A cold, impossibly heavy weight slams into my right side, coats my body, and smashes me into the far wall with crushing force. Milky white polymers filled with energy-draining probes suck the power out of me. My body begins to shut down.

Capsule. Capsule. Capsule.

My body slowly morphs inside the shell of hell I hate most.

How did I get captured in this shit again? Damn it!

Something pushes me, rolls me across the floor, over a lip, and into container. The plasma retracts from me, rolls out of the chamber, and forms into a perfect sphere that a Solcrue loads back into a gun as he slams the door on my cell.

“Welcome back to hell, Ssss...”

“Fuck off, Half-wit.”

“It’s Hetnick, you piece of Shannassi shit.”

I get up and punch the clear pane between us. It doesn’t even fracture. “Half-dick. Yeah. Whatever.”

He taps the control panel on my cell with a smirk and sends a dart punching into my neck. Hetnick tilts his scaly head, rubs a cropped ear, and watches me.

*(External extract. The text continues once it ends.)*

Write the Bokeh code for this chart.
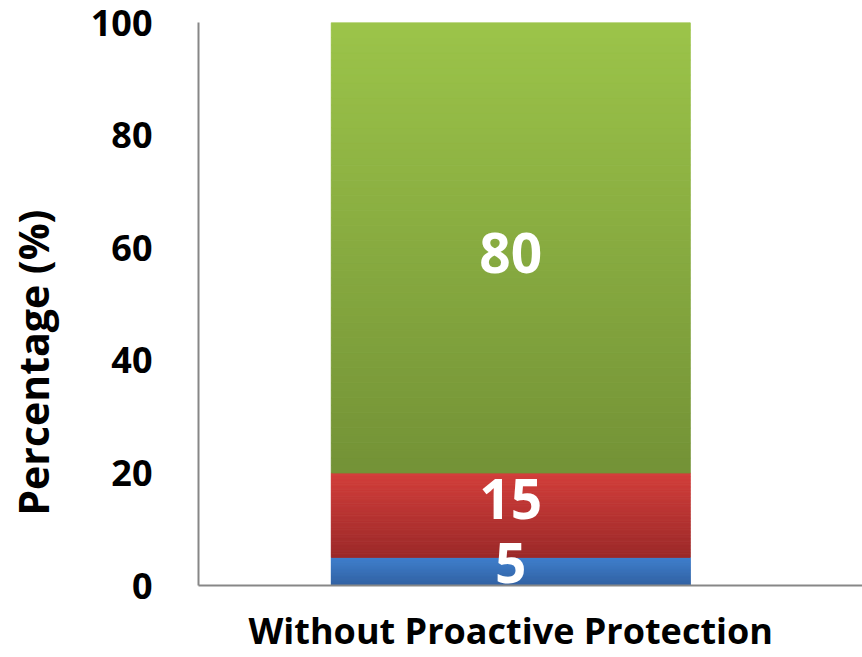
import numpy as np
from bokeh.plotting import figure
from bokeh.models import Range1d, FixedTicker
from bokeh.embed import file_html
from bokeh.resources import INLINE
from bokeh.core.properties import value

categories = ["Without Proactive Protection"]
series_names = ["Blue", "Red", "Green"]
series_values = [5, 15, 80]
y_ticks = [0, 20, 40, 60, 80, 100]
y_title = "Percentage (%)"

# gradient colours (top, bottom) per series
grad_top = [(0x40, 0x80, 0xCC), (0xD2, 0x3F, 0x3B), (0x9C, 0xC4, 0x4A)]
grad_bot = [(0x33, 0x62, 0xA3), (0x9C, 0x2A, 0x2A), (0x74, 0x93, 0x37)]
label_offsets = [-8, -16, 5]

FONT = "Open Sans"

p = figure(width=862, height=657, output_backend="svg", toolbar_location=None,
           x_range=Range1d(-0.87, 0.98), y_range=Range1d(0, 100),
           min_border_left=198, min_border_right=0, min_border_top=22, min_border_bottom=71)
p.grid.visible = False
p.outline_line_color = None
p.background_fill_color = "white"
p.border_fill_color = "white"

xc = 0
half = 0.5
bottoms = np.cumsum([0] + series_values[:-1])
tops = np.cumsum(series_values)

N = 60
for i, (b, t) in enumerate(zip(bottoms, tops)):
    edges = np.linspace(b, t, N + 1)
    fr = np.linspace(0, 1, N)  # fraction toward top
    cols = []
    for f in fr:
        r = int(grad_bot[i][0] + (grad_top[i][0] - grad_bot[i][0]) * f)
        g = int(grad_bot[i][1] + (grad_top[i][1] - grad_bot[i][1]) * f)
        bl = int(grad_bot[i][2] + (grad_top[i][2] - grad_bot[i][2]) * f)
        cols.append("#%02x%02x%02x" % (r, g, bl))
    p.quad(left=xc - half, right=xc + half, bottom=edges[:-1], top=edges[1:],
           fill_color=cols, line_color=cols, line_width=1)

mids = [(b + t) / 2 for b, t in zip(bottoms, tops)]
p.text(x=[xc] * 3, y=mids, text=[str(v) for v in series_values],
       text_font=value(FONT), text_font_style="bold", text_font_size="55px",
       text_color="white", text_align="center", text_baseline="middle",
       y_offset=label_offsets)

# axes
p.yaxis.ticker = FixedTicker(ticks=y_ticks)
p.yaxis.major_tick_line_color = None
p.yaxis.minor_tick_line_color = None
p.yaxis.axis_line_color = "#878787"
p.yaxis.axis_line_width = 2
p.yaxis.major_label_text_font = FONT
p.yaxis.major_label_text_font_style = "bold"
p.yaxis.major_label_text_font_size = "36px"
p.yaxis.major_label_text_color = "black"
p.yaxis.major_label_standoff = 40
# trailing no-break spaces push the visible title down, as in the original
p.yaxis.axis_label = y_title + "\u00a0" * 11
p.yaxis.axis_label_text_font = FONT
p.yaxis.axis_label_text_font_style = "bold"
p.yaxis.axis_label_text_font_size = "41px"
p.yaxis.axis_label_text_color = "black"
p.yaxis.axis_label_standoff = 27

p.xaxis.ticker = FixedTicker(ticks=[xc])
p.xaxis.major_label_overrides = {xc: categories[0]}
p.xaxis.major_tick_line_color = None
p.xaxis.minor_tick_line_color = None
p.xaxis.axis_line_color = "#878787"
p.xaxis.axis_line_width = 2
p.xaxis.major_label_text_font = FONT
p.xaxis.major_label_text_font_style = "bold"
p.xaxis.major_label_text_font_size = "36px"
p.xaxis.major_label_text_color = "black"
p.xaxis.major_label_standoff = 14

open("out.html", "w").write(file_html(p, INLINE))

The dart thrusts cold liquid into my body, carrying with it the sickening chill of bad code, of corruption, of the very thing I never wanted to endure again.

I slump down in the cell.

He chuckles, bites off a bit of a gilkyworm cake, leaving crumbs on the floor, then turns for the door. “That’s what I thought. I’ll be back for your first shift in an hour, S...”

I can’t let it consume me, not again.

But the way it invades my body and turns my veins into fire makes me concerned I’m not going to break out of it this time. It feels...upgraded. So I focus my protection around my cores and the precious chips inside my body, and let the poison do its thing.

I just wish I knew how to stop it, what medicine I needed, or anticode.

I pull up the memory of Aniah killing the Solcrue, and every other memory I have of humans fighting for one another, defending themselves from Solcrue, the kind of thing that broke me free last time.

The poison code reaches my central processor and slows my thinking.

But I bring Aera’s face to the front of my memory.

I hold onto her, fighting to help her colony and the salvage mission, even though she’d barely had an hour of sleep. I drift off under the taxing effort of processing the corrupt nanos while thinking of her digging her heels into my ass and begging me to be one with her.

At least when I serve Solcrue this time, I won’t have to be alone. My companion program is complete.